From Keiss Castle I followed the coast south, then headed inland.
Friday 22nd July 2016
I was woken early by a procession of cows. They were typically curious, one even came down to see me, appearing behind me like a ninja as I packed my stuff up. I started walking along the shore, past Keiss, along a sandy beach, and through dunes, followed by some road walking.
Next I had to cross the Moss of Killimster. A “moss” is ground covered mostly in moss. Moss is mostly water, so it was more like one big pond. A very boggy peat bog. At first I tried to avoid wet feet, then gave up and accepted that I might have water up to my knees. At one point I was almost up to my waist – I fell forwards and grabbed grass to pull me out.
My journal entry does not fully express what a terrifying experience this was. It took about 3 hours to cross 2 kilometers of bog. The whole time, I could see the forest I was heading for ahead, but it never seemed to get any closer. I had to find a bridge made of a single plank of wood in order to cross a river. I then tried to follow the course of this river (the banks were the dryest land around) but the overgrowth was too dense, so I had to walk further away from the river where the land was softer – most of the time it was like wading through a pond. Then I had to jump over another river without any bridge whatsoever, by finding a section with a small island I could step on. This was an experience I will never forget, and since I lived through it I do not regret, but I would never repeat – I would take the long way round on the road.
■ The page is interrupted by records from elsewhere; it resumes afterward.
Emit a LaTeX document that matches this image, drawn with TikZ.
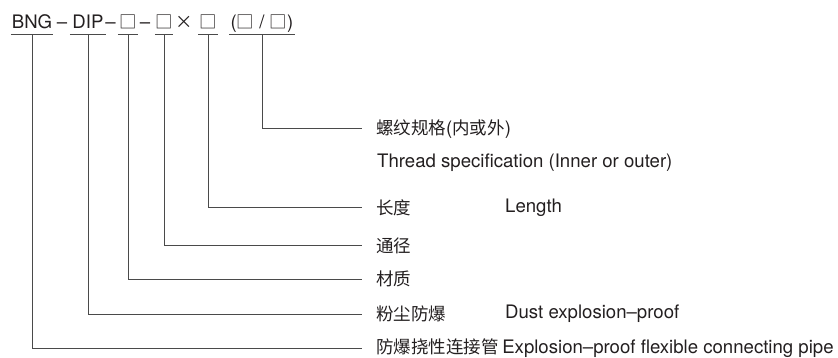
\documentclass[tikz,border=0pt]{standalone}
\usepackage{fontspec}
\setmainfont{TeX Gyre Heros}
\newfontfamily\cjk[Scale=0.94]{Noto Sans CJK SC}
\usetikzlibrary{positioning}
\definecolor{inkgray}{HTML}{231F20}
\definecolor{linegray}{HTML}{4A4A4A}

\begin{document}
\begin{tikzpicture}[x=1pt,y=-1pt,
  every node/.style={text=inkgray,font=\fontsize{18.6}{22}\selectfont},
  part/.style={anchor=south,inner xsep=0pt,inner ysep=6pt,text depth=0pt},
  sep/.style={anchor=base,inner sep=0pt},
  lbl/.style={anchor=west,inner xsep=14pt,inner ysep=0pt},
  eng/.style={anchor=west,inner sep=0pt},
  line/.style={draw=linegray,line width=1pt}]
\useasboundingbox (0,0) rectangle (838,358);

% model code
\node[part,minimum width=42pt] (bng) at (32,35) {BNG};
\node[sep] (d1) at (62,29) {–};
\node[part,minimum width=36pt] (dip) at (88,35) {DIP};
\node[sep] (d2) at (110.5,29) {–};
\node[part,minimum width=20pt] (mat) at (128,35) {\cjk □};
\node[sep] (d3) at (145,29) {–};
\node[part,minimum width=18pt] (dia) at (164,35) {\cjk □};
\node[sep] (x1) at (184,29) {\cjk ×};
\node[part,minimum width=19pt] (len) at (208,35) {\cjk □};
\node[part,minimum width=65pt] (thr) at (262,35) {({\cjk □} / {\cjk □})};

\foreach \p in {bng,dip,mat,dia,len,thr}
  \draw[line] (\p.south west) -- (\p.south east);

% labels
\node[lbl] (lthr) at (362,129) {{\cjk 螺纹规格}({\cjk 内或外})};
\node[eng] (ethr) at (377,163) {Thread specification (Inner or outer)};
\node[lbl] (llen) at (362,208) {\cjk 长度};
\node[eng] (elen) at (505,208) {Length};
\node[lbl] (ldia) at (362,246) {\cjk 通径};
\node[lbl] (lmat) at (362,279) {\cjk 材质};
\node[lbl] (ldip) at (362,314) {\cjk 粉尘防爆};
\node[eng] (edip) at (505,314) {Dust explosion–proof};
\node[lbl] (lbng) at (362,348) {{\cjk 防爆挠性连接管}\hspace{0.2em}Explosion–proof flexible connecting pipe};

\draw[line] (thr.south) |- (lthr.west);
\draw[line] (len.south) |- (llen.west);
\draw[line] (dia.south) |- (ldia.west);
\draw[line] (mat.south) |- (lmat.west);
\draw[line] (dip.south) |- (ldip.west);
\draw[line] (bng.south) |- (lbng.west);

\end{tikzpicture}
\end{document}
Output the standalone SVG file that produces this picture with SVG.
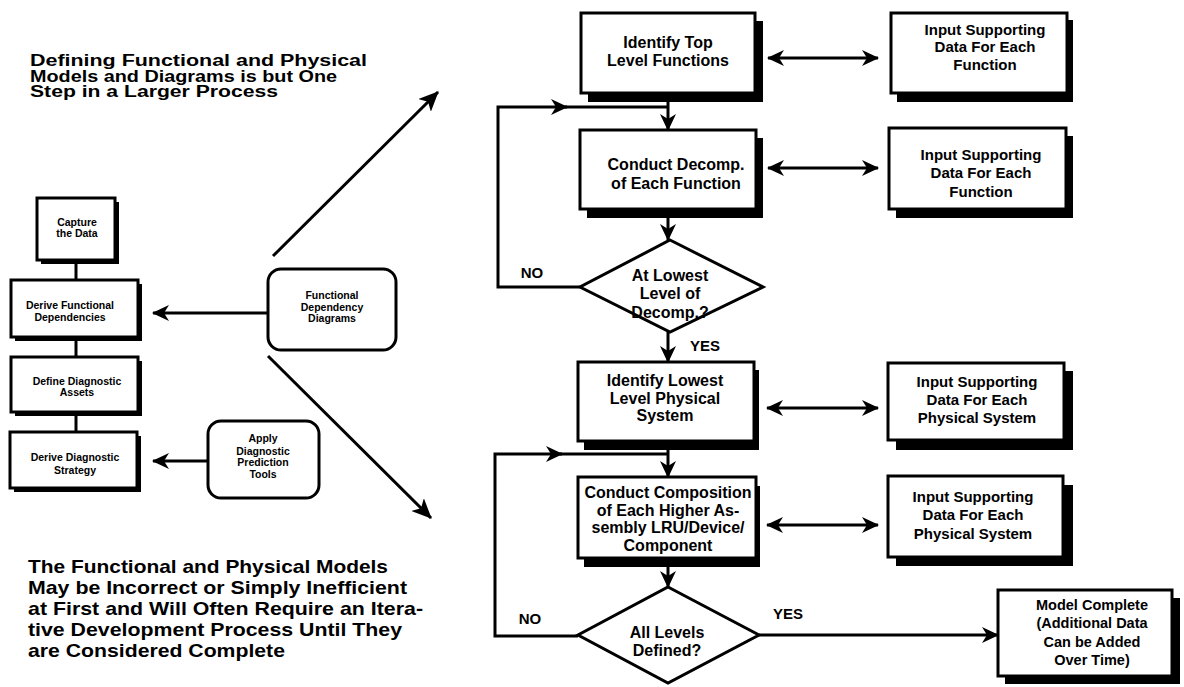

Later I met an old Scottish angler by a river – I could barely understand him but was so happy to see another human being after what felt like a near death experience!
After that I spent night in The Brown Trout.
Distance: 13.8 miles [view on map]
Spending: £63
Mood: 🙂 -> 🙁 -> 🙂
I stayed the night in The Brown Trout Hotel in the village of Watten. The name Watten comes from Old Norse for “water”. The village is popular for brown trout fishing on the river nearby and on Loch Watten (“Loch” is a Scottish term for a body of water so the name “Loch Watten” is made up of two words for “water” from different languages!).
The only other residents at the Brown Trout were anglers. The fishing wasn’t as good as it once was, they told me. The hotel bar had a fantastic atmosphere, upon entering I was not just entering a bar but also a conversation. Word had clearly already gotten around that a hiker had turned up. The dinner menu at the Brown Trout, like the decor, seemed to have been devised in the 1980s: the only veggie option was a vegetable cannelloni with chips, which might have been sitting in the freezer since the ’80s too. I found this was fairly typical for Scotland north of Fort William. Compared to my usual cous cous, the limited options were still a luxury, and I could never complain about portion sizes!
That is really frightening! I remember feeling somewhat anxious (from the comfort of home) at this early stage of your journey; then reassured to receive a text saying you were staying at the Brown Trout, which sounded picturesque and comforting. But at this point you didn’t tell us about the real dangers!
Yes, I was only able to make contact from the comfortable places!
Also you told us later how essential a walking pole was for testing out the bog, before you put your body weight on it.
Yes very good point, I think I’d have had to turn back without a pole!